[SHORT EXERCISE] Starting at the first line of the entries below, restate each line exactly until you reach the line with "ctx.setLineDash([]);", and print that one too. Leave the pictures out and stop there.

[INPUT RECORDS]
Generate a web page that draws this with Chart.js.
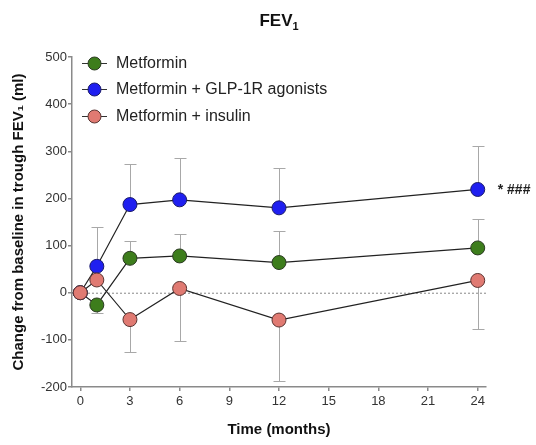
<!DOCTYPE html>
<html>
<head>
<meta charset="utf-8">
<script src="https://cdn.jsdelivr.net/npm/chart.js@4.4.1/dist/chart.umd.min.js"></script>
<style>
  html, body { margin: 0; padding: 0; background: #fff; }
  #wrap { width: 536px; height: 445px; }
</style>
</head>
<body>
<div id="wrap"><canvas id="fev-chart"></canvas></div>
<script>
// months of follow-up
const months = [0, 1, 3, 6, 12, 24];
const xTicks = [0, 3, 6, 9, 12, 15, 18, 21, 24];

// mean change (ml)
const metformin = [0, -26, 73, 78, 64, 95];
const metforminGlp = [0, 56, 187, 197, 180, 219];
const metforminInsulin = [0, 27, -57, 9, -58, 26];

// error bar ends (one-sided in the original, null = not drawn)
const metforminErrHigh = [null, null, 109, 125, 130, 157];
const metforminErrLow = [null, -43, null, null, null, null];
const glpErrHigh = [null, 139, 272, 286, 264, 312];
const glpErrLow = [null, null, null, null, null, null];
const insulinErrHigh = [null, null, null, null, null, null];
const insulinErrLow = [null, null, -126, -103, -187, -78];

const seriesNames = ['Metformin', 'Metformin + GLP-1R agonists', 'Metformin + insulin'];
const seriesColors = ['#3d7d1c', '#1f1ff0', '#e07a72'];
const seriesBorders = ['#2b3a22', '#1a1a6a', '#5a3330'];
const significance = '* ###';

const FONT = "'Liberation Sans', Arial, Helvetica, sans-serif";

function toPoints(values) {
  return months.map((m, i) => ({ x: m, y: values[i] }));
}

const errBars = [
  { high: metforminErrHigh, low: metforminErrLow, values: metformin },
  { high: glpErrHigh, low: glpErrLow, values: metforminGlp },
  { high: insulinErrHigh, low: insulinErrLow, values: metforminInsulin }
];

// error bars + dotted zero line, under the markers
const underlayPlugin = {
  id: 'underlay',
  beforeDatasetsDraw(chart) {
    const { ctx, scales: { x, y }, chartArea } = chart;
    ctx.save();
    // zero line
    ctx.strokeStyle = '#888';
    ctx.lineWidth = 1;
    ctx.setLineDash([2, 2]);
    ctx.beginPath();
    ctx.moveTo(chartArea.left, y.getPixelForValue(0) + 0.5);
    ctx.lineTo(chartArea.right, y.getPixelForValue(0) + 0.5);
    ctx.stroke();
    ctx.setLineDash([]);

    // error bars
    ctx.strokeStyle = '#a8a8a8';
    ctx.lineWidth = 1;
    errBars.forEach(s => {
      months.forEach((m, i) => {
        const px = Math.round(x.getPixelForValue(m)) + 0.5;
        const py = y.getPixelForValue(s.values[i]);
        [s.high[i], s.low[i]].forEach(end => {
          if (end === null) return;
          const pe = Math.round(y.getPixelForValue(end)) + 0.5;
          ctx.beginPath();
          ctx.moveTo(px, py);
          ctx.lineTo(px, pe);
          ctx.moveTo(px - 6, pe);
          ctx.lineTo(px + 6, pe);
          ctx.stroke();
        });
      });
    });
    ctx.restore();
  }
};

// legend inside the plot, title, significance marks
const overlayPlugin = {
  id: 'overlay',
  afterDraw(chart) {
    const { ctx, scales: { x, y }, chartArea } = chart;
    ctx.save();

    // title with subscript
    ctx.fillStyle = '#111';
    ctx.font = `bold 17px ${FONT}`;
    ctx.textBaseline = 'alphabetic';
    const tw = ctx.measureText('FEV').width;
    ctx.font = `bold 11px ${FONT}`;
    const sw = ctx.measureText('1').width;
    const tx = (chartArea.left + chartArea.right) / 2 - (tw + sw) / 2;
    ctx.font = `bold 17px ${FONT}`;
    ctx.textAlign = 'left';
    ctx.fillText('FEV', tx, 26);
    ctx.font = `bold 11px ${FONT}`;
    ctx.fillText('1', tx + tw, 30);

    // legend
    const rows = [63, 89, 116];
    seriesNames.forEach((name, i) => {
      const ly = rows[i];
      ctx.strokeStyle = '#333';
      ctx.lineWidth = 1;
      ctx.beginPath();
      ctx.moveTo(82, ly + 0.5);
      ctx.lineTo(107, ly + 0.5);
      ctx.stroke();
      ctx.beginPath();
      ctx.arc(94.5, ly + 0.5, 6.5, 0, Math.PI * 2);
      ctx.fillStyle = seriesColors[i];
      ctx.fill();
      ctx.strokeStyle = seriesBorders[i];
      ctx.stroke();
      ctx.fillStyle = '#222';
      ctx.font = `16px ${FONT}`;
      ctx.textBaseline = 'middle';
      ctx.fillText(name, 116, ly + 1);
    });

    // significance next to last GLP-1R point
    const last = months.length - 1;
    ctx.fillStyle = '#222';
    ctx.font = `bold 14px ${FONT}`;
    ctx.textBaseline = 'middle';
    ctx.fillText(significance, x.getPixelForValue(months[last]) + 20, y.getPixelForValue(metforminGlp[last]) + 1);
    ctx.restore();
  }
};

function makeDataset(i, values, order) {
  return {
    label: seriesNames[i],
    data: toPoints(values),
    borderColor: '#222',
    borderWidth: 1.2,
    pointRadius: 7,
    pointHoverRadius: 7,
    pointBackgroundColor: seriesColors[i],
    pointBorderColor: seriesBorders[i],
    pointBorderWidth: 1,
    tension: 0,
    order: order
  };
}

const ctx = document.getElementById('fev-chart').getContext('2d');
new Chart(ctx, {
  type: 'line',
  data: {
    datasets: [
      makeDataset(0, metformin, 3),
      makeDataset(1, metforminGlp, 2),
      makeDataset(2, metforminInsulin, 1)
    ]
  },
  options: {
    responsive: true,
    maintainAspectRatio: false,
    animation: false,
    layout: { padding: { top: 57, right: 50, bottom: 0, left: 0 } },
    plugins: {
      legend: { display: false },
      tooltip: { enabled: false },
      title: { display: false }
    },
    scales: {
      x: {
        type: 'linear',
        min: -0.5,
        max: 24.5,
        afterBuildTicks: scale => { scale.ticks = xTicks.map(v => ({ value: v })); },
        afterFit: scale => { scale.height = 58; },
        border: { color: '#8a8a8a', width: 1.5 },
        grid: { display: true, drawOnChartArea: false, drawTicks: true, tickLength: 4, color: '#8a8a8a', lineWidth: 1.5 },
        ticks: { color: '#333', font: { family: FONT, size: 13 }, padding: 3, maxRotation: 0 },
        title: {
          display: true,
          text: 'Time (months)',
          color: '#111',
          font: { family: FONT, size: 15, weight: 'bold' },
          padding: { top: 0, bottom: 6 }
        }
      },
      y: {
        min: -200,
        max: 500,
        afterFit: scale => { scale.width = 72; },
        border: { color: '#8a8a8a', width: 1.5 },
        grid: { display: true, drawOnChartArea: false, drawTicks: true, tickLength: 4, color: '#8a8a8a', lineWidth: 1.5 },
        ticks: { stepSize: 100, color: '#333', font: { family: FONT, size: 13 }, padding: 1 },
        title: {
          display: true,
          text: 'Change from baseline in trough FEV\u2081 (ml)',
          color: '#111',
          font: { family: FONT, size: 15, weight: 'bold' },
          padding: { top: 10, bottom: 0 }
        }
      }
    }
  },
  plugins: [underlayPlugin, overlayPlugin]
});
</script>
</body>
</html>
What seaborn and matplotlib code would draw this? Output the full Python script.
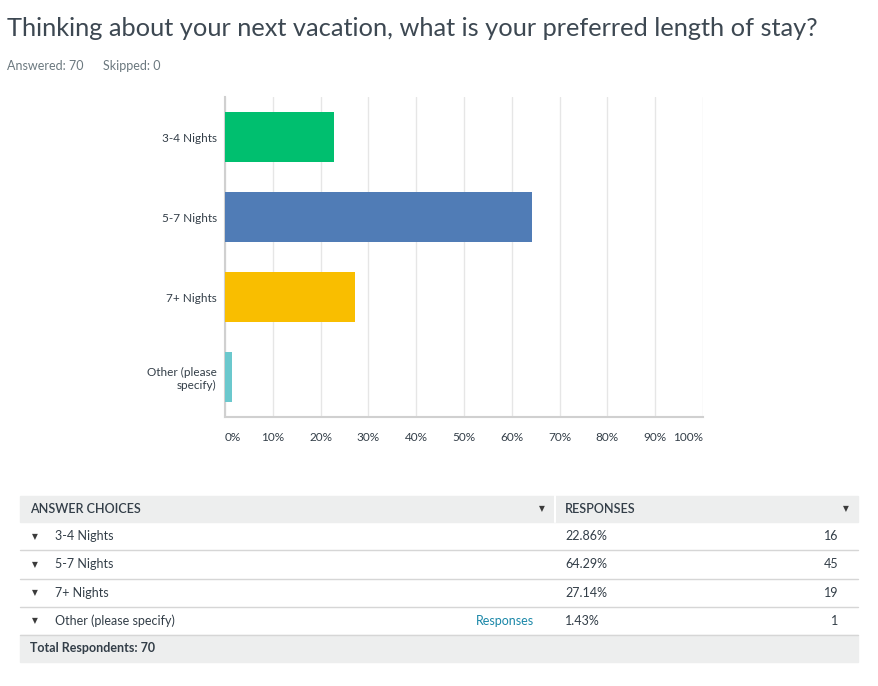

[ANSWER TO THIS EXERCISE]
Generate a web page that draws this with Chart.js.
<!DOCTYPE html>
<html>
<head>
<meta charset="utf-8">
<script src="https://cdn.jsdelivr.net/npm/chart.js@4.4.1/dist/chart.umd.min.js"></script>
<style>
  html, body { margin: 0; padding: 0; background: #fff; }
  #wrap { width: 536px; height: 445px; }
</style>
</head>
<body>
<div id="wrap"><canvas id="fev-chart"></canvas></div>
<script>
// months of follow-up
const months = [0, 1, 3, 6, 12, 24];
const xTicks = [0, 3, 6, 9, 12, 15, 18, 21, 24];

// mean change (ml)
const metformin = [0, -26, 73, 78, 64, 95];
const metforminGlp = [0, 56, 187, 197, 180, 219];
const metforminInsulin = [0, 27, -57, 9, -58, 26];

// error bar ends (one-sided in the original, null = not drawn)
const metforminErrHigh = [null, null, 109, 125, 130, 157];
const metforminErrLow = [null, -43, null, null, null, null];
const glpErrHigh = [null, 139, 272, 286, 264, 312];
const glpErrLow = [null, null, null, null, null, null];
const insulinErrHigh = [null, null, null, null, null, null];
const insulinErrLow = [null, null, -126, -103, -187, -78];

const seriesNames = ['Metformin', 'Metformin + GLP-1R agonists', 'Metformin + insulin'];
const seriesColors = ['#3d7d1c', '#1f1ff0', '#e07a72'];
const seriesBorders = ['#2b3a22', '#1a1a6a', '#5a3330'];
const significance = '* ###';

const FONT = "'Liberation Sans', Arial, Helvetica, sans-serif";

function toPoints(values) {
  return months.map((m, i) => ({ x: m, y: values[i] }));
}

const errBars = [
  { high: metforminErrHigh, low: metforminErrLow, values: metformin },
  { high: glpErrHigh, low: glpErrLow, values: metforminGlp },
  { high: insulinErrHigh, low: insulinErrLow, values: metforminInsulin }
];

// error bars + dotted zero line, under the markers
const underlayPlugin = {
  id: 'underlay',
  beforeDatasetsDraw(chart) {
    const { ctx, scales: { x, y }, chartArea } = chart;
    ctx.save();
    // zero line
    ctx.strokeStyle = '#888';
    ctx.lineWidth = 1;
    ctx.setLineDash([2, 2]);
    ctx.beginPath();
    ctx.moveTo(chartArea.left, y.getPixelForValue(0) + 0.5);
    ctx.lineTo(chartArea.right, y.getPixelForValue(0) + 0.5);
    ctx.stroke();
    ctx.setLineDash([]);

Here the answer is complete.